已有四年多沒有來過楓園,下車後看到那道熟悉的木門,以及圍欄牆上攀爬的薔薇,顧笙歌突然想起之前自己種下的爬牆薔薇小苗。

“這些薔薇都是太太你當初種下的,全活了。”祥嫂說道。

原來真的是她之前種下的。

想起當時種下的時候,祥嫂還說可能活不了,說應該買大點的苗。

望著那些盛開的薔薇,顧笙歌感慨萬千,站在門口久久都沒動顫。

突然,一陣咳嗽聲響起,“咳咳咳,咳咳咳……”

聞聲朝樓上看去,二樓的主臥處,陽台移門打開,一個小孩推著輪椅上的男人走了出來,“爸爸,今天天氣可好了,我在微信上問過護士阿姨了,她說多曬太陽對你身體好。”

“是嗎?那爸爸得多曬曬。”

嗓音……很熟,但那張臉……卻已不是當年的模樣。

顧笙歌仰著頭,看到那張滄桑衰老的臉,她已淚目。

坐在輪椅上的夏墨辰察覺到院外有道視線,朝門口望去。

“爸爸,是祥奶奶!”小男孩雀躍的衝顧笙歌身邊的祥嫂揮了揮手:“祥奶奶,我馬上下去給你開門。”

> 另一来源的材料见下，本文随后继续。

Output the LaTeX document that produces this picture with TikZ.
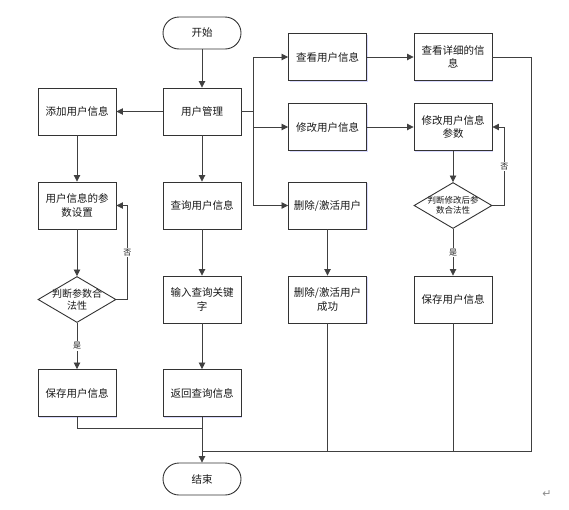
\documentclass[tikz,border=0pt]{standalone}
\usepackage{fontspec}
\setmainfont{Noto Sans CJK SC}
\newfontfamily\symfont{DejaVu Sans}
\usetikzlibrary{arrows.meta,shapes.geometric,shadows}
\begin{document}
\begin{tikzpicture}[x=1pt,y=-1pt,
  every node/.style={font=\fontsize{10.5}{13.5}\selectfont, text=black!90},
  box/.style={draw=black!80, line width=0.9pt, fill=white, minimum width=78pt, minimum height=47pt, inner sep=1pt, align=center,
     drop shadow={shadow xshift=1.2pt, shadow yshift=-1.2pt, fill=blue!25, opacity=0.6}},
  term/.style={draw=black!80, line width=0.9pt, fill=white, rounded corners=16pt, minimum width=78pt, minimum height=32pt, inner sep=1pt},
  dia/.style={draw=black!80, line width=0.9pt, fill=white, shape=diamond, minimum width=78pt, minimum height=46pt, inner sep=0pt},
  ln/.style={draw=black!75, line width=0.8pt},
  arr/.style={ln, -{Triangle[length=6.5pt,width=6.5pt]}},
  yn/.style={fill=white, inner sep=1pt, font=\fontsize{8}{9}\selectfont}
  ]
\useasboundingbox (0,0) rectangle (569,509);
% left column
\node[term] (start) at (202,33) {开始};
\node[box] (um) at (202,111.5) {用户管理};
\node[box] (add) at (77,111.5) {添加用户信息};
\node[box] (param) at (77,205.5) {用户信息的参\\数设置};
\node[dia, label={[align=center,font=\fontsize{10}{12.5}\selectfont]center:判断参数合\\法性}] (d1) at (77,299.5) {};
\node[box] (save1) at (77,393) {保存用户信息};
\node[box] (query) at (202,205.5) {查询用户信息};
\node[box] (input) at (202,299.5) {输入查询关键\\字};
\node[box] (ret) at (202,393) {返回查询信息};
\node[term] (end) at (202,479) {结束};
% right columns
\node[box] (view) at (327.5,57) {查看用户信息};
\node[box] (modify) at (327.5,127) {修改用户信息};
\node[box] (del) at (327.5,205.5) {删除/激活用户};
\node[box] (delok) at (327.5,299.5) {删除/激活用户\\成功};
\node[box] (detail) at (453,57) {查看详细的信\\息};
\node[box] (mparam) at (453,127) {修改用户信息\\参数};
\node[dia, label={[align=center,font=\fontsize{8.5}{10.5}\selectfont]center:判断修改后参\\数合法性}] (d2) at (453,205.5) {};
\node[box] (save2) at (453,299.5) {保存用户信息};
\node[text=black!45, font=\symfont\fontsize{11}{12}\selectfont] (para) at (547,494) {↵};
% connectors
\draw[arr] (start) -- (um);
\draw[arr] (um) -- (add);
\draw[arr] (um) -- (query);
\draw[arr] (um.east) -- ++(12,0) |- (view.west);
\draw[arr] (um.east) -- ++(12,0) |- (modify.west);
\draw[arr] (um.east) -- ++(12,0) |- (del.west);
\draw[arr] (add) -- (param);
\draw[arr] (param) -- (d1);
\draw[arr] (d1.east) -- ++(11,0) coordinate (c1) -- (c1 |- param.east) node[midway,yn]{否} -- (param.east);
\draw[arr] (d1) -- node[yn]{是} (save1);
\draw[arr] (query) -- (input);
\draw[arr] (input) -- (ret);
\draw[arr] (ret) -- (end);
\draw[ln] (save1.south) -- ++(0,11) coordinate (j1) -- (j1 -| ret.south);
\draw[arr] (view) -- (detail);
\draw[arr] (modify) -- (mparam);
\draw[arr] (mparam) -- (d2);
\draw[arr] (d2) -- node[yn]{是} (save2);
\draw[arr] (d2.east) -- ++(12,0) coordinate (c2) -- (c2 |- mparam.east) node[midway,yn]{否} -- (mparam.east);
\draw[arr] (del) -- (delok);
\path (end.north) ++(0,-11) coordinate (jb);
\draw[ln] (detail.east) -- ++(39,0) coordinate (r1) -- (r1 |- jb) -- (jb);
\draw[ln] (delok.south) -- (delok.south |- jb);
\draw[ln] (save2.south) -- (save2.south |- jb);
\end{tikzpicture}
\end{document}
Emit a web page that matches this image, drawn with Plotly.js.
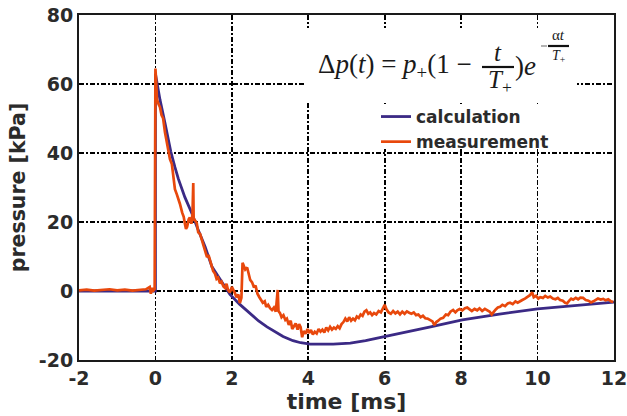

小男孩雀躍的跑下樓,顧笙歌卻始終望著陽台上的男人,兩人目光相對,四年多光陰而已,卻已物是人非……

……

祥嫂在廚房裡做著飯,小安在客廳裡擺弄著顧笙歌給他買的玩具機器人。

顧笙歌站在二樓陽台上,與坐在輪椅上的夏墨辰並排而站,看向蔚藍的天空以及遠處叢擁的高樓大廈,有種置身於世外的錯覺。

幾分鐘後,她才哽咽開口:“你為什麼沒有告訴我?”

夏墨辰的臉很瘦,幾乎是除了骨頭就剩下一層皮,臉色蒼白,嘴唇發紫,隻有那雙眼睛溫暖如初。

他答道:“我隻想平靜的離去,不想給你們徒增傷感。”

顧笙歌背過身去,抹去眼淚,儘量控製住情緒。

夏墨辰微笑著,按下輪椅按鈕,轉向了她,“不要哭,對我而言,苟延殘喘的活著才最痛苦,我想有尊嚴的離去。”

他所有的尊嚴已經在一次次的化療中失去,頭發沒了,生活還不能自理,一直延續生命隻為了活下去,他實在做不到。

放棄了治療,回到家裡,陪伴兒子度過著最後的時光,對他而言足矣。

“你有沒有想過?你離開了後,你兒子怎麼辦?”顧笙歌問:“你兒子也讚同你放棄嗎?”

“彆看他是個八九歲的孩子,但他什麼都懂,他也曾說過不想看我這麼痛苦。”

“他雖然什麼都懂,但他終歸是個孩子。”

顧笙歌不會忘記剛把玩具送給小安,他打開看到是機器人的那種童真笑容,“夏墨辰,為了你兒子,你也得堅持下去,放棄生命,你又跟懦夫有什麼區彆?”

“已經晚期了笙歌。”

這是夏墨辰第一次叫她笙歌,以前都是叫她顧笙歌……

“晚期也能治的呀!你是不是缺錢?我有錢!我有很多錢的!”從手包裡拿出那張黑卡,“你看,我有唐瑾炎給的黑卡,他不限製我花錢的,我送你去醫院還不好?咱們繼續治療。”

夏墨辰搖了頭,“笙歌,錢不是萬能的,生命麵前,人人平等。”他自嘲的笑道:“你這幾年已經幫了我很多,足夠了。”